> **What needs to be done**
Set down exactly the lines of the listing below, please, beginning with the first and ending with the line that holds "import numpy as np".

> **Source material**
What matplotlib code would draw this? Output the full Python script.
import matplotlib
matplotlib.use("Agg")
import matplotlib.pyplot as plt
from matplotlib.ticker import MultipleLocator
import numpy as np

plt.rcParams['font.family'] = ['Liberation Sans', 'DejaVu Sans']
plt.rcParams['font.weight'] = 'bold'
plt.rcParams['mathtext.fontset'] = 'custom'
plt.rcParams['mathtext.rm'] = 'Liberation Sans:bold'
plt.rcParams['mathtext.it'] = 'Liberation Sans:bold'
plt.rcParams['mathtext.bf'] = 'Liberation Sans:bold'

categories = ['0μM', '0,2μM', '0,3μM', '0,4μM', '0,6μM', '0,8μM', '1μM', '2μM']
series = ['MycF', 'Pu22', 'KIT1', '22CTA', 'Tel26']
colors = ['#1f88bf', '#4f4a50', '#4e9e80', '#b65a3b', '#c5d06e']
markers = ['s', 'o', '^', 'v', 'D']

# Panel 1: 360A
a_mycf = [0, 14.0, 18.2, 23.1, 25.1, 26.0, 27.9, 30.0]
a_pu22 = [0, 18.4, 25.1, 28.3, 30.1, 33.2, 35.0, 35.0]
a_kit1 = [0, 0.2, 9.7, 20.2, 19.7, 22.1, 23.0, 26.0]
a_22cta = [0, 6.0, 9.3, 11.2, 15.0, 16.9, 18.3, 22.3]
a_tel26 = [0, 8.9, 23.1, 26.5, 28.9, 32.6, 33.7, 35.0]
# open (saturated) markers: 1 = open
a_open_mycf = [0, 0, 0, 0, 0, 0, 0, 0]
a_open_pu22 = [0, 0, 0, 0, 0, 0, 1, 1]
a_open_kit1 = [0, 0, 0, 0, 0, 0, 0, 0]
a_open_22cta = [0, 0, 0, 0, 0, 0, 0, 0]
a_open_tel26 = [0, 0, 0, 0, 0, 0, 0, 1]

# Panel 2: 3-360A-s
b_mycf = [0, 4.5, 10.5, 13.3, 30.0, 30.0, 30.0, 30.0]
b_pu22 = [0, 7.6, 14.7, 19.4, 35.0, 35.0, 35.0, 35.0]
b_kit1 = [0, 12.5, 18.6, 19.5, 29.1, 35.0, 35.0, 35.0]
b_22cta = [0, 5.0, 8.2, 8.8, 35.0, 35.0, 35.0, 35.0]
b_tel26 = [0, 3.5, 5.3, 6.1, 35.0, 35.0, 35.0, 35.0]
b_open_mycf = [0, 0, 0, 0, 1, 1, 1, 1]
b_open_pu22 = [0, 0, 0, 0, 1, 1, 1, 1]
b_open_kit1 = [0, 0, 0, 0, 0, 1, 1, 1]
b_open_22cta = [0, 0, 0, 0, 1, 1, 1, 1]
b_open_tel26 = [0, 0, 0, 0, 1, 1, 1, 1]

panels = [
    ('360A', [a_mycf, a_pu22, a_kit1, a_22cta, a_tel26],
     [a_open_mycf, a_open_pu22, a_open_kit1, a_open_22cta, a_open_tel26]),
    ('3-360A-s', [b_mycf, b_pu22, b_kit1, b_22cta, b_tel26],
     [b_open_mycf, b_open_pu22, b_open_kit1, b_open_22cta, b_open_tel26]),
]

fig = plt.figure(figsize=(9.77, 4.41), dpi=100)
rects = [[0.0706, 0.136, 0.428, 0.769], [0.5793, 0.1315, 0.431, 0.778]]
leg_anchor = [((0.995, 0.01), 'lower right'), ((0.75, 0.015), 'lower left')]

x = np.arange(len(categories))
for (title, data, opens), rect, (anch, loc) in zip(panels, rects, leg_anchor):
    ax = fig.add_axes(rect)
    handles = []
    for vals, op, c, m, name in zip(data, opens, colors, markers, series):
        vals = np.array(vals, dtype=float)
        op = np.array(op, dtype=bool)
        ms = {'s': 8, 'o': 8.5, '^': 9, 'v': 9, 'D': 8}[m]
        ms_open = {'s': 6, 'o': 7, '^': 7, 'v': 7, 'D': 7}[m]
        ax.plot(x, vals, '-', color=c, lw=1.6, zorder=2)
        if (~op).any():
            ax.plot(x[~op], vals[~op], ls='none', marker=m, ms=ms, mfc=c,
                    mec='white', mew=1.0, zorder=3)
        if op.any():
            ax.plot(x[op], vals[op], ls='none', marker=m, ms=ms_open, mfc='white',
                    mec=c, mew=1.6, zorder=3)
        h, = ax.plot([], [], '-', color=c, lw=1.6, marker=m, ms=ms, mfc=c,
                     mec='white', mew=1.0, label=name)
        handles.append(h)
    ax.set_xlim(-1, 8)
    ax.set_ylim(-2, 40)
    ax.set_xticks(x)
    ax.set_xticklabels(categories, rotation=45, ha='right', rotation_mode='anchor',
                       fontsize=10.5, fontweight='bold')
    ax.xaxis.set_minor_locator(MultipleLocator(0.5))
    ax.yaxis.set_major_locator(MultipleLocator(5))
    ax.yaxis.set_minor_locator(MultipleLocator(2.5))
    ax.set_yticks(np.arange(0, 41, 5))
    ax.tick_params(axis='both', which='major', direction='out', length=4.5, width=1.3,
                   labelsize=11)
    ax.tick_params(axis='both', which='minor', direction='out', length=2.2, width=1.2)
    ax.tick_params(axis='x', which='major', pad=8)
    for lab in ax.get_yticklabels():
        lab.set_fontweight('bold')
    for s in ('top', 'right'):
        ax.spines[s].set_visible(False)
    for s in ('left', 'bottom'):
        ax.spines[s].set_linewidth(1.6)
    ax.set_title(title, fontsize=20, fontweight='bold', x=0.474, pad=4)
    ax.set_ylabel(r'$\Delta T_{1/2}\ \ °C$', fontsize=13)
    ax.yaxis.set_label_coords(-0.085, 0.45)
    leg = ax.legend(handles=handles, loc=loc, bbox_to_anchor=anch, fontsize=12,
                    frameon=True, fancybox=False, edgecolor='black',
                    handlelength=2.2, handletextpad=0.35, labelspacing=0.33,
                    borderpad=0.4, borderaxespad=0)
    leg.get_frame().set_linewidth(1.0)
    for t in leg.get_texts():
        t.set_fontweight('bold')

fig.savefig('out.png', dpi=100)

> **Completed exercise**
What matplotlib code would draw this? Output the full Python script.
import matplotlib
matplotlib.use("Agg")
import matplotlib.pyplot as plt
from matplotlib.ticker import MultipleLocator
import numpy as np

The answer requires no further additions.